INPUT ROWS

= = = = = = =

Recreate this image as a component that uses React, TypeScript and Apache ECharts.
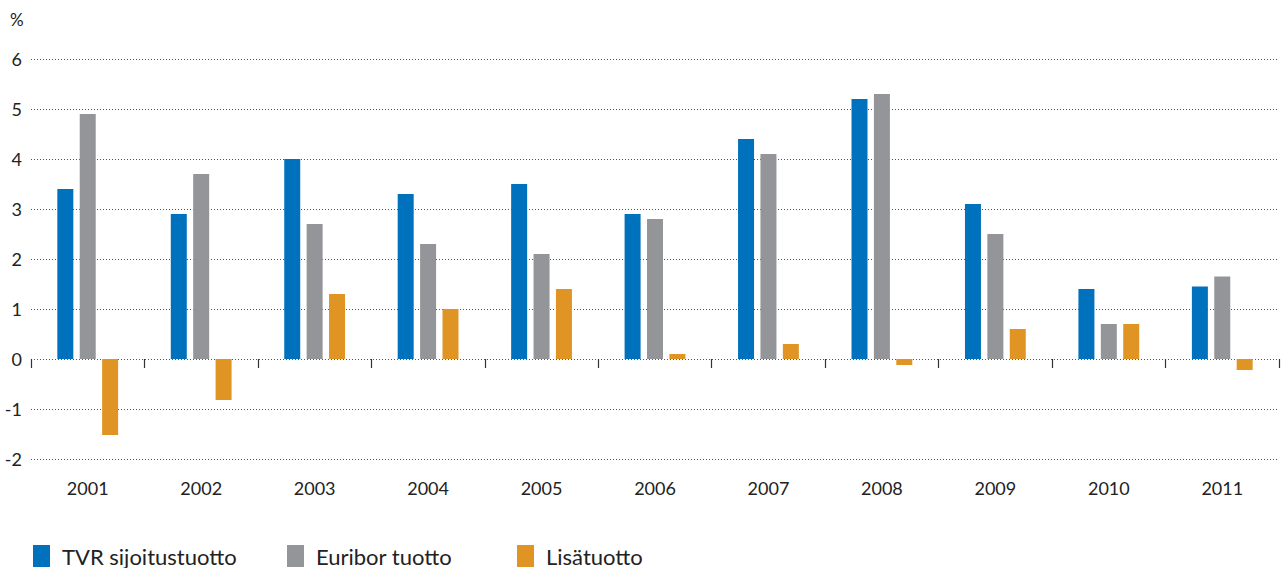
import React, { useEffect, useRef } from "react";
import * as echarts from "echarts";

const years = ["2001", "2002", "2003", "2004", "2005", "2006", "2007", "2008", "2009", "2010", "2011"];
const tvr = [3.4, 2.9, 4.0, 3.3, 3.5, 2.9, 4.4, 5.2, 3.1, 1.4, 1.45];
const euribor = [4.9, 3.7, 2.7, 2.3, 2.1, 2.8, 4.1, 5.3, 2.5, 0.7, 1.65];
const lisa = [-1.52, -0.82, 1.3, 1.0, 1.4, 0.1, 0.3, -0.12, 0.6, 0.7, -0.22];
const seriesNames = ["TVR sijoitustuotto", "Euribor tuotto", "Lisätuotto"];
const colors = ["#0071BC", "#939598", "#E09424"];
const legendLefts = [33, 287, 517];

const FONT = "Lato, 'Open Sans', sans-serif";

export default function App() {
  const ref = useRef<HTMLDivElement>(null);
  useEffect(() => {
    if (!ref.current) return;
    const chart = echarts.init(ref.current, null, { renderer: "svg" });
    const data = [tvr, euribor, lisa];
    chart.setOption({
      animation: false,
      textStyle: { fontFamily: FONT },
      grid: { left: 31, right: 3, top: 59, bottom: 109, containLabel: false },
      legend: seriesNames.map((name, i) => ({
        left: legendLefts[i],
        top: 545,
        padding: 0,
        itemWidth: 17,
        itemHeight: 22,
        icon: "rect",
        textStyle: { fontFamily: FONT, fontSize: 22, color: "#222", padding: [0, 0, 0, 7] },
        data: [name],
      })),
      graphic: [
        {
          type: "text",
          left: 10,
          top: 11,
          style: { text: "%", fontFamily: FONT, fontSize: 17, fill: "#222" },
        },
      ],
      xAxis: {
        type: "category",
        data: years,
        boundaryGap: true,
        axisLine: { show: false },
        axisTick: { show: true, length: 9, lineStyle: { color: "#333", width: 1.2 } },
        axisLabel: { fontSize: 18, color: "#222", margin: 20, fontFamily: FONT },
        splitLine: { show: false },
      },
      yAxis: {
        type: "value",
        min: -2,
        max: 6,
        interval: 1,
        axisLine: { show: false },
        axisTick: { show: false },
        axisLabel: { fontSize: 18, color: "#222", margin: 9, fontFamily: FONT },
        splitLine: { show: true, lineStyle: { color: "#555", width: 1, type: [1, 2] } },
      },
      series: seriesNames.map((name, i) => ({
        name,
        type: "bar",
        data: data[i],
        barWidth: 16,
        barGap: "40%",
        itemStyle: { color: colors[i] },
      })),
    });
    return () => chart.dispose();
  }, []);
  return (
    <div
      ref={ref}
      style={{ position: "fixed", left: 0, top: 0, width: 1282, height: 568, background: "#fff" }}
    />
  );
}
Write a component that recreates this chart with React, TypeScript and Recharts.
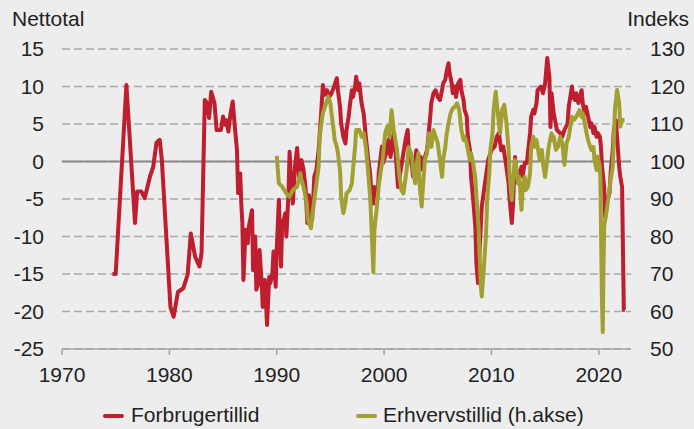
import React from 'react';
import { LineChart, Line, XAxis, YAxis, CartesianGrid, ReferenceLine } from 'recharts';

const RED = '#be1e2d';
const OLIVE = '#a29f33';
const FONT = '"Liberation Sans", Arial, sans-serif';

const xTicks = [1970, 1980, 1990, 2000, 2010, 2020];
const leftTicks = [-25, -20, -15, -10, -5, 0, 5, 10, 15];
const rightTicks = [50, 60, 70, 80, 90, 100, 110, 120, 130];

const seriesNames = ['Forbrugertillid', 'Erhvervstillid (h.akse)'];

// Forbrugertillid (nettotal, left axis)
const consumerYears = [
  1974.7, 1975.0, 1976.0, 1976.8, 1977.0, 1977.4, 1977.7, 1978.2, 1978.5, 1978.8,
  1979.1, 1979.3, 1980.1, 1980.4, 1980.8, 1981.3, 1981.7, 1982.0, 1982.4, 1982.8,
  1983.0, 1983.3, 1983.5, 1983.7, 1983.9, 1984.2, 1984.4, 1984.8, 1985.0, 1985.2,
  1985.3, 1985.5, 1985.7, 1985.9, 1986.1, 1986.3, 1986.4, 1986.6, 1986.7, 1986.8,
  1986.9, 1987.1, 1987.3, 1987.4, 1987.7, 1987.8, 1988.0, 1988.1, 1988.3, 1988.4,
  1988.6, 1988.7, 1988.8, 1988.9, 1989.1, 1989.3, 1989.4, 1989.6, 1989.7, 1989.9,
  1990.0, 1990.2, 1990.4, 1990.5, 1990.8, 1990.9, 1991.1, 1991.2, 1991.35, 1991.5,
  1991.7, 1991.9, 1992.1, 1992.3, 1992.5, 1992.7, 1992.85, 1993.0, 1993.3, 1993.5,
  1993.7, 1993.9, 1994.1, 1994.3, 1994.5, 1994.7, 1994.9, 1995.1, 1995.3, 1995.6,
  1995.7, 1995.9, 1996.0, 1996.2, 1996.4, 1996.5, 1996.7, 1996.8, 1997.0, 1997.1,
  1997.3, 1997.4, 1997.6, 1997.7, 1997.9, 1998.1, 1998.3, 1998.5, 1998.7, 1998.8,
  1999.0, 1999.1, 1999.4, 1999.5, 1999.8, 1999.9, 2000.2, 2000.4, 2000.6, 2000.8,
  2000.9, 2001.1, 2001.3, 2001.5, 2001.7, 2002.0, 2002.2, 2002.3, 2002.6, 2002.7,
  2002.9, 2003.0, 2003.2, 2003.4, 2003.6, 2003.8, 2004.0, 2004.1, 2004.3, 2004.4,
  2004.6, 2004.8, 2005.0, 2005.2, 2005.4, 2005.5, 2005.7, 2005.8, 2006.0, 2006.1,
  2006.3, 2006.4, 2006.6, 2006.7, 2006.9, 2007.1, 2007.2, 2007.4, 2007.5, 2007.7,
  2007.8, 2008.0, 2008.1, 2008.3, 2008.5, 2008.6, 2008.75, 2008.9, 2009.1, 2009.4,
  2009.7, 2010.0, 2010.3, 2010.5, 2010.7, 2010.9, 2011.1, 2011.3, 2011.6, 2011.7,
  2011.9, 2012.0, 2012.2, 2012.3, 2012.5, 2012.6, 2012.8, 2012.9, 2013.1, 2013.3,
  2013.6, 2013.7, 2013.9, 2014.0, 2014.2, 2014.3, 2014.6, 2014.8, 2015.0, 2015.2,
  2015.4, 2015.5, 2015.6, 2015.8, 2016.1, 2016.4, 2016.6, 2016.8, 2017.1, 2017.2,
  2017.5, 2017.6, 2017.8, 2017.9, 2018.1, 2018.2, 2018.4, 2018.5, 2018.7, 2018.8,
  2019.0, 2019.2, 2019.3, 2019.5, 2019.6, 2019.8, 2019.9, 2020.1, 2020.2, 2020.3,
  2020.5, 2020.6, 2020.8, 2021.0, 2021.1, 2021.3, 2021.4, 2021.6, 2021.7, 2021.9,
  2022.0, 2022.17, 2022.33, 2022.42,
];
const consumerValues = [
  -15, -15, 10.2, -8.2, -4.0, -4.0, -4.9, -2.0, -0.7, 2.5,
  2.9, 0.2, -19.4, -20.7, -17.4, -16.9, -15.1, -9.6, -12.7, -14.0,
  -12.2, 8.2, 7.8, 5.8, 9.3, 7.8, 4.2, 4.2, 6.0, 4.9,
  5.5, 4.0, 6.4, 8.0, 4.6, 1.5, -4.2, -1.6, -5.6, -8.2,
  -15.8, -9.1, -10.9, -8.7, -6.5, -14.5, -10.0, -17.1, -16.2, -11.8,
  -16.2, -19.4, -16.7, -15.8, -21.8, -15.4, -16.2, -14.9, -12.0, -16.7,
  -11.8, -5.1, -14.0, -8.7, -6.9, -10.0, -4.2, 1.3, -2.9, -5.6,
  -0.7, 1.8, -2.5, 0.2, -1.1, -3.8, -8.2, -4.5, -7.8, -2.0,
  -1.1, 1.5, 5.5, 10.2, 8.9, 9.5, 8.6, 9.1, 9.8, 11.1,
  9.5, 7.3, 5.1, 3.3, 2.4, 4.2, 6.0, 7.3, 9.5, 8.6,
  10.0, 11.3, 9.5, 10.4, 7.8, 6.4, 3.3, 0.6, -1.6, -3.8,
  -5.6, -3.4, -4.7, -1.6, 2.0, -0.2, 1.1, 2.9, 0.6, 2.9,
  3.8, 0.6, -3.4, -1.6, 0.2, 2.9, 4.2, 1.5, -0.7, -2.0,
  0.2, 1.5, -0.7, 0.6, -1.1, 0.6, 1.5, 2.9, 6.0, 7.8,
  9.1, 9.5, 8.6, 8.2, 9.5, 10.4, 10.9, 11.8, 13.1, 11.8,
  10.4, 9.1, 10.0, 8.6, 10.4, 10.9, 9.5, 8.2, 6.9, 6.0,
  3.3, 1.5, -2.0, -5.1, -8.7, -13.6, -16.2, -11.8, -6.0, -2.9,
  0.2, 1.5, 2.0, 3.3, 3.8, 1.5, 2.0, 0.2, -2.9, -5.1,
  -8.2, -6.0, 0.6, -1.6, -2.9, -1.6, -0.7, -2.0, -0.2, -0.2,
  3.8, 6.0, 6.9, 6.4, 7.8, 9.5, 10.0, 9.1, 10.4, 13.8,
  11.3, 4.6, 9.1, 6.4, 4.2, 3.8, 3.3, 4.2, 5.1, 7.3,
  10.0, 8.6, 8.2, 9.1, 7.8, 8.4, 9.5, 7.8, 6.4, 7.3,
  6.0, 4.6, 5.1, 3.8, 4.6, 3.3, 3.8, 3.3, 2.0, -0.7,
  -3.4, -7.4, -5.1, -4.2, -1.6, 1.5, 4.2, 5.5, 3.3, -0.7,
  -2.0, -3.4, -19.8, -19.8,
];

// Erhvervstillid (indeks, right axis)
const businessYears = [
  1990.0, 1990.2, 1990.5, 1990.9, 1991.2, 1991.5, 1991.9, 1992.2, 1992.3, 1992.5,
  1992.8, 1992.9, 1993.2, 1993.3, 1993.5, 1993.7, 1993.9, 1994.0, 1994.2, 1994.3,
  1994.6, 1994.8, 1995.0, 1995.1, 1995.3, 1995.4, 1995.6, 1995.7, 1995.9, 1996.0,
  1996.2, 1996.4, 1996.5, 1996.8, 1997.0, 1997.1, 1997.3, 1997.4, 1997.7, 1997.9,
  1998.1, 1998.3, 1998.5, 1998.7, 1998.8, 1999.0, 1999.1, 1999.3, 1999.5, 1999.7,
  1999.85, 2000.1, 2000.3, 2000.5, 2000.7, 2000.9, 2001.2, 2001.4, 2001.6, 2001.8,
  2002.1, 2002.3, 2002.6, 2002.7, 2002.9, 2003.0, 2003.2, 2003.3, 2003.5, 2003.6,
  2003.8, 2004.0, 2004.2, 2004.4, 2004.6, 2004.8, 2005.0, 2005.2, 2005.4, 2005.5,
  2005.7, 2005.8, 2006.0, 2006.2, 2006.4, 2006.6, 2006.8, 2007.0, 2007.2, 2007.4,
  2007.5, 2007.7, 2007.8, 2008.0, 2008.1, 2008.3, 2008.5, 2008.6, 2008.8, 2008.9,
  2009.0, 2009.1, 2009.3, 2009.5, 2009.6, 2009.8, 2009.9, 2010.1, 2010.2, 2010.4,
  2010.5, 2010.7, 2010.8, 2011.0, 2011.2, 2011.4, 2011.6, 2011.7, 2011.9, 2012.0,
  2012.2, 2012.3, 2012.5, 2012.6, 2012.8, 2012.9, 2013.1, 2013.2, 2013.4, 2013.6,
  2013.7, 2013.9, 2014.0, 2014.2, 2014.3, 2014.5, 2014.7, 2014.8, 2015.0, 2015.2,
  2015.3, 2015.4, 2015.6, 2015.7, 2015.8, 2016.0, 2016.2, 2016.4, 2016.6, 2016.8,
  2017.0, 2017.2, 2017.5, 2017.7, 2017.9, 2018.2, 2018.4, 2018.5, 2018.7, 2018.8,
  2019.0, 2019.2, 2019.3, 2019.5, 2019.6, 2019.8, 2019.9, 2020.1, 2020.15, 2020.22,
  2020.3, 2020.37, 2020.43, 2020.5, 2020.7, 2020.9, 2021.1, 2021.3, 2021.4, 2021.5,
  2021.7, 2021.9, 2022.0, 2022.2, 2022.4,
];
const businessValues = [
  101.5, 94.2, 93.3, 91.5, 90.6, 92.4, 93.3, 96.9, 95.1, 93.3,
  88.9, 84.4, 82.2, 85.3, 89.7, 94.2, 98.6, 106.6, 111.1, 112.9,
  115.5, 117.3, 115.5, 112.9, 108.4, 105.7, 103.9, 102.2, 97.7, 90.6,
  86.2, 88.9, 91.5, 92.4, 94.2, 97.7, 103.9, 108.4, 108.4, 106.6,
  107.5, 103.9, 97.7, 90.6, 84.4, 70.5, 81.7, 87.1, 93.3, 97.7,
  100.0, 107.5, 109.3, 106.6, 113.7, 108.4, 103.1, 96.9, 92.4, 91.5,
  97.7, 103.9, 101.3, 97.7, 94.2, 98.6, 102.2, 94.2, 88.0, 92.4,
  100.4, 102.2, 107.5, 103.9, 108.4, 106.6, 104.9, 100.4, 95.9, 100.4,
  103.9, 106.6, 110.2, 112.9, 114.2, 114.6, 115.5, 113.7, 108.4, 105.7,
  106.6, 104.9, 103.1, 100.4, 102.2, 99.5, 95.5, 90.6, 82.6, 74.6,
  67.5, 64.0, 71.9, 80.9, 89.7, 96.9, 103.1, 107.5, 113.7, 118.6,
  115.5, 110.2, 107.5, 113.7, 115.1, 110.2, 103.1, 95.9, 89.7, 94.2,
  100.4, 98.6, 94.2, 95.9, 87.1, 92.4, 95.9, 92.4, 93.3, 96.9,
  103.9, 106.6, 103.9, 105.7, 103.9, 100.4, 103.1, 99.5, 95.9, 100.4,
  103.1, 104.9, 107.5, 105.7, 106.6, 103.1, 103.9, 106.6, 104.9, 99.1,
  104.9, 106.6, 111.9, 111.1, 111.9, 113.7, 111.9, 112.9, 110.2, 108.4,
  105.7, 103.9, 103.1, 103.9, 100.4, 97.7, 101.3, 98.6, 95.1, 79.1,
  62.2, 54.5, 70.2, 82.6, 86.2, 90.6, 95.1, 98.6, 105.7, 113.7,
  119.1, 115.5, 109.3, 111.1, 111.1,
];

const consumerData = consumerYears.map((x, i) => ({ x, v: consumerValues[i] }));
const businessData = businessYears.map((x, i) => ({ x, v: businessValues[i] }));

const tickStyle = { fill: '#222', fontSize: 21, fontFamily: FONT };

export default function App() {
  return (
    <div
      style={{
        position: 'absolute',
        left: 0,
        top: 0,
        width: 694,
        height: 429,
        background: '#ededed',
        fontFamily: FONT,
        color: '#222',
        overflow: 'hidden',
      }}
    >
      <LineChart
        width={694}
        height={429}
        margin={{ top: 49, right: 0, left: 0, bottom: 40 }}
        style={{ position: 'absolute', left: 0, top: 0 }}
      >
        <CartesianGrid
          yAxisId="left"
          vertical={false}
          stroke="#a9a9a9"
          strokeWidth={1.3}
          strokeDasharray="8 4"
        />
        <XAxis
          type="number"
          dataKey="x"
          domain={[1970, 2023]}
          ticks={xTicks}
          allowDataOverflow
          height={40}
          stroke="#a3a3a3"
          strokeWidth={1.5}
          tickSize={6}
          tickMargin={12}
          tick={tickStyle}
        />
        <YAxis
          yAxisId="left"
          orientation="left"
          width={62}
          domain={[-25, 15]}
          ticks={leftTicks}
          axisLine={false}
          tickLine={false}
          tickSize={8}
          tickMargin={10}
          tick={tickStyle}
          interval={0}
        />
        <YAxis
          yAxisId="right"
          orientation="right"
          width={63}
          domain={[50, 130]}
          ticks={rightTicks}
          axisLine={false}
          tickLine={false}
          tickSize={8}
          tickMargin={11}
          tick={tickStyle}
          interval={0}
        />
        <ReferenceLine yAxisId="left" y={0} stroke="#8c8c8c" strokeWidth={2} />
        <Line
          yAxisId="left"
          data={consumerData}
          dataKey="v"
          name={seriesNames[0]}
          type="linear"
          stroke={RED}
          strokeWidth={4}
          strokeLinejoin="round"
          dot={false}
          isAnimationActive={false}
        />
        <Line
          yAxisId="right"
          data={businessData}
          dataKey="v"
          name={seriesNames[1]}
          type="linear"
          stroke={OLIVE}
          strokeWidth={4}
          strokeLinejoin="round"
          dot={false}
          isAnimationActive={false}
        />
      </LineChart>
      <div style={{ position: 'absolute', left: 12, top: 7, fontSize: 21, lineHeight: '24px' }}>Nettotal</div>
      <div style={{ position: 'absolute', right: 5, top: 7, fontSize: 21, lineHeight: '24px' }}>Indeks</div>
      <div style={{ position: 'absolute', left: 103, top: 414, width: 21, height: 4, background: RED, borderRadius: 2 }} />
      <div style={{ position: 'absolute', left: 131, top: 403, fontSize: 21, lineHeight: '24px', whiteSpace: 'nowrap' }}>
        {seriesNames[0]}
      </div>
      <div style={{ position: 'absolute', left: 356, top: 414, width: 21, height: 4, background: OLIVE, borderRadius: 2 }} />
      <div style={{ position: 'absolute', left: 383, top: 403, fontSize: 21, lineHeight: '24px', whiteSpace: 'nowrap' }}>
        {seriesNames[1]}
      </div>
    </div>
  );
}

= = = = = = =

Repeat the lines exactly as they stand, from the opening line of the data through the line with "import * as". Pictures stay out of the copy.

WRITTEN REPLY
Recreate this image as a component that uses React, TypeScript and Apache ECharts.
import React, { useEffect, useRef } from "react";
import * as echarts from "echarts";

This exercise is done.